Editor's note: This post has been updated to include comment from UC Davis School of Law Professor Gabriel "Jack" Chin.
by Jeremy Leaming
The U.S. Supreme Court voting 7-2 dealt a setback to Arizona’s rigid voter ID law, saying the state’s additional citizenship requirements were preempted by federal elections laws.
The setback could be seen as a victory of sorts for opponents of state efforts aimed at crafting and implementing more hurdles to voting, ones that disproportionately impact minorities, poor people, the elderly and students. Justice Antonin Scalia’s opinion, however, left the door open for Arizona and other states to try to alter the National Voter Registration Act (NVRA, also known as motor-voter) to impose stricter requirements to vote.

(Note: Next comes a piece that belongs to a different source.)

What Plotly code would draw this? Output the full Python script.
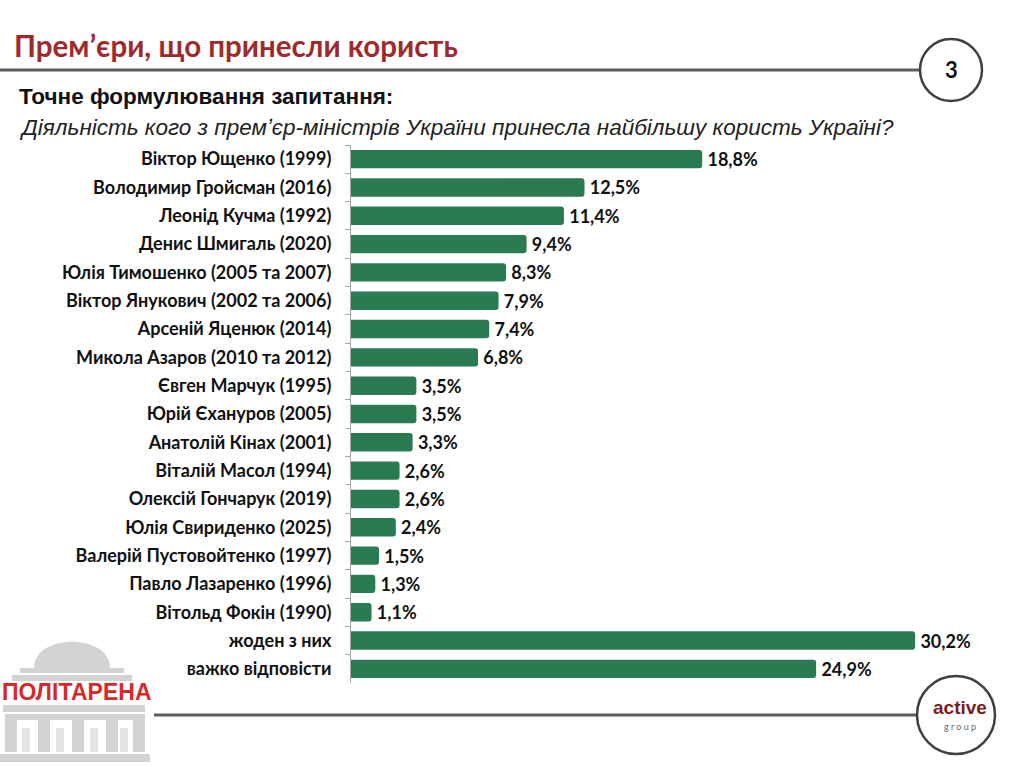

In Arizona v. Inter Tribal Council, the majority led by Scalia found that Arizona’s Proposition 200 provision requiring elections officials to “reject any application for registration that is not accompanied by satisfactory evidence of United States citizenship” must “give way” to the federal form created by the Election Assistance Commission (EAC). The NVRA requires states to “accept and use” that federal form. As Scalia noted, the federal form “does not require documentary evidence of citizenship; rather it requires only that an applicant aver, under penalty of perjury, that he is a citizen.” Scalia was joined by Chief Justice John Roberts and Justices Ruth Bader Ginsburg, Stephen Breyer, Sonia Sotomayor and Elena Kagan.
The NVRA and the EAC were created pursuant to the Constitution’s Elections Clause (Article I, Section 4), which states, “The Times, Places and Manner of holding Elections for Senators and Representatives, shall be prescribed in each State by the Legislature thereof; but the Congress may at any time by Law make or alter such Regulations ….”

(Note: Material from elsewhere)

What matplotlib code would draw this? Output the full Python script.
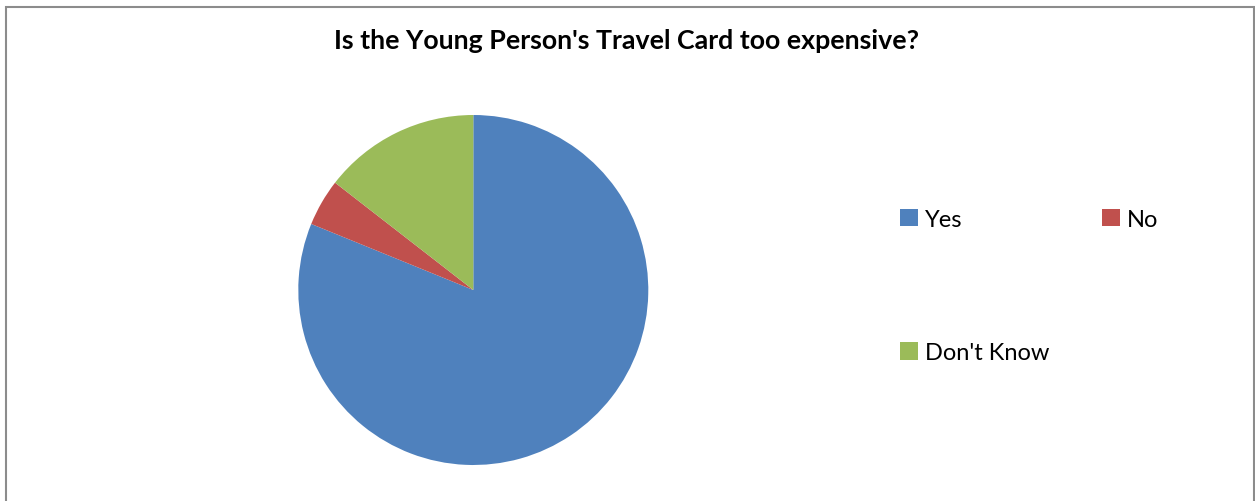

Scalia wrote that the “textual question” in the case centered on whether the NVRA’s requirement that states “accept and use” the federal form preempts Arizona’s state-law requirement that officials reject “the application of a prospective voter who submits a completed Federal Form unaccompanied by documentary evidence of citizenship.”

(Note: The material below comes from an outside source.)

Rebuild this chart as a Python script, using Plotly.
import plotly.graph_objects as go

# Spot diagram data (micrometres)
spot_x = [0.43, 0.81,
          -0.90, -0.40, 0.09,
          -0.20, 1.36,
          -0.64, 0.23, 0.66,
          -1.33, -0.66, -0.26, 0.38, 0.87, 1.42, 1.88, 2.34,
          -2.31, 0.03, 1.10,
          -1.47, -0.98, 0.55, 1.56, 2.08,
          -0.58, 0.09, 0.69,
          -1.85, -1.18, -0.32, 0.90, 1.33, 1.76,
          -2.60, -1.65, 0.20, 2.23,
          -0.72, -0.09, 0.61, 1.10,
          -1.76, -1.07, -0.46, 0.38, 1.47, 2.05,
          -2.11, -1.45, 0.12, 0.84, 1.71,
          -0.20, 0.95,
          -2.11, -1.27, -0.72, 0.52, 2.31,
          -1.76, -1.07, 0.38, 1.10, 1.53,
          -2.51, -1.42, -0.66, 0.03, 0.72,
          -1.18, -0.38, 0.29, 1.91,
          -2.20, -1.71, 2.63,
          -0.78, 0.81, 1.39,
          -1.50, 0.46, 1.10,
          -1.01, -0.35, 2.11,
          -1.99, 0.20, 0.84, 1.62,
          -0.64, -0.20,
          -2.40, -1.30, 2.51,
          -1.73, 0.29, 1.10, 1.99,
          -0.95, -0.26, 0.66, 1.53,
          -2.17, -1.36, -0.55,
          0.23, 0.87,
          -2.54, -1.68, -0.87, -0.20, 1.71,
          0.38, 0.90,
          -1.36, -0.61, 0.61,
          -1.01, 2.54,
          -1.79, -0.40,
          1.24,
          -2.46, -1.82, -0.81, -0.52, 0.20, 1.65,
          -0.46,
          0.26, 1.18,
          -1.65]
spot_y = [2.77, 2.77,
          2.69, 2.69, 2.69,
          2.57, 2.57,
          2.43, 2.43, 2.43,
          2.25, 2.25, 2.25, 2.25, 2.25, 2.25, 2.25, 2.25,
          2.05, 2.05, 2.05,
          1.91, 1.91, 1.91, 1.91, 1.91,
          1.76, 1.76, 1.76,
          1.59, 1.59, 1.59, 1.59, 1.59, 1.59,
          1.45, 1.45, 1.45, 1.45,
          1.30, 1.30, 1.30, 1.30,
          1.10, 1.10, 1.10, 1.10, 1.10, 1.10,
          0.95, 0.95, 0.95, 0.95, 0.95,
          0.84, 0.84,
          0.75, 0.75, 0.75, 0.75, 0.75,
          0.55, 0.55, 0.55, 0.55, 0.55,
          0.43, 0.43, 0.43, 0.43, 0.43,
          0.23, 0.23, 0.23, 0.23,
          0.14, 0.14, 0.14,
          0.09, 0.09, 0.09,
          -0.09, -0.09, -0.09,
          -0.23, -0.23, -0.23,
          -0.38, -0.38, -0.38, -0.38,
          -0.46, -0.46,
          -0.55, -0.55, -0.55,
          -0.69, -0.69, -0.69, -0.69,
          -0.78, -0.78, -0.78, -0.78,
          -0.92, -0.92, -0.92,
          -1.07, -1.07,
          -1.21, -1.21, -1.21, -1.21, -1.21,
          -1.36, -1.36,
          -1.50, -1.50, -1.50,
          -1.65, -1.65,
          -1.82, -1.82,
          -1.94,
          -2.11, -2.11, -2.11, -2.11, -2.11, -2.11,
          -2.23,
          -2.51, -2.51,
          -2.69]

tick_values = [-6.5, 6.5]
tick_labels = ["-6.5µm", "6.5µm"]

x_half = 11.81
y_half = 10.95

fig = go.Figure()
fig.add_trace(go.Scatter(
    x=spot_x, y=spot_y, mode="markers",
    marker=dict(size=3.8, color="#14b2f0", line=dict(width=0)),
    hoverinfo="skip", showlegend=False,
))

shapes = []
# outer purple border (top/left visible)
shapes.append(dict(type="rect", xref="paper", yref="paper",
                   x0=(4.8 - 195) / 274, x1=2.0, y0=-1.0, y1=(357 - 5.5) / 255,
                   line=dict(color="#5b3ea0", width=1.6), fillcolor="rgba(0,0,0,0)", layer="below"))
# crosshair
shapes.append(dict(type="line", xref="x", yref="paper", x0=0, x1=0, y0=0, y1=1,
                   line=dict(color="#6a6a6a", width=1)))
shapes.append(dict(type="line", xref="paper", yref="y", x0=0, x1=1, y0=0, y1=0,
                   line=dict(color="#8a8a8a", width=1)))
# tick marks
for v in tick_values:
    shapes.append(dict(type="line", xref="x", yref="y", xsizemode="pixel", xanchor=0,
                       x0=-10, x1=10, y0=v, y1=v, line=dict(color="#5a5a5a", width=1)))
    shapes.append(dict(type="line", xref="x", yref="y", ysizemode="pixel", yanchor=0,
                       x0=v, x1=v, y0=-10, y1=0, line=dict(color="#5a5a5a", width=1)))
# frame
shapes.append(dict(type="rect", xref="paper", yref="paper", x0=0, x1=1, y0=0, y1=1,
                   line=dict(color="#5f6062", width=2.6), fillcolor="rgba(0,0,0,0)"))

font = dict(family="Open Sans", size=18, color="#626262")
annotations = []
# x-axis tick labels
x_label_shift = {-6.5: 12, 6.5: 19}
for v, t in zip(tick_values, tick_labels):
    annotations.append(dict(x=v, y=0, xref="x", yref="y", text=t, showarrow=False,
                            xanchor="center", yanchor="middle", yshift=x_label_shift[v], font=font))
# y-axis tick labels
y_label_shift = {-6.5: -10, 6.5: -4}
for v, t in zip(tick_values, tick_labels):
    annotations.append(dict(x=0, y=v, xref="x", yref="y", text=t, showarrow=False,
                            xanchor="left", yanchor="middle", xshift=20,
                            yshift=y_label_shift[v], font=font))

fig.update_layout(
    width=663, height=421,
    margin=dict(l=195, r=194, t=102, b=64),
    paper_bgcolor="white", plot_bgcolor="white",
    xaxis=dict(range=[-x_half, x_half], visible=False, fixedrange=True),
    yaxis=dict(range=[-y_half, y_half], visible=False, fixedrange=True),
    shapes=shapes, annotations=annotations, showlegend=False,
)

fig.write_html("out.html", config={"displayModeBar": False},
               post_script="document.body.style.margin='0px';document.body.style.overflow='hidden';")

Arizona officials argued that its reading of the federal law allowed it to reject a federal form if it failed to include the additional information set out in the state law.
Scalia said it “is improbable” that the federal law “envisions a completed copy of the form it takes such pains to create as being anything less than ‘valid.’”
He continued, “States retain the flexibility to design and use their own registration forms, but the Federal Form [created by the EAC] provides a backstop: No matter what procedural hurdles a State’s own form imposes, the Federal Form guarantees that a simple means of registering to vote in federal elections will be available.”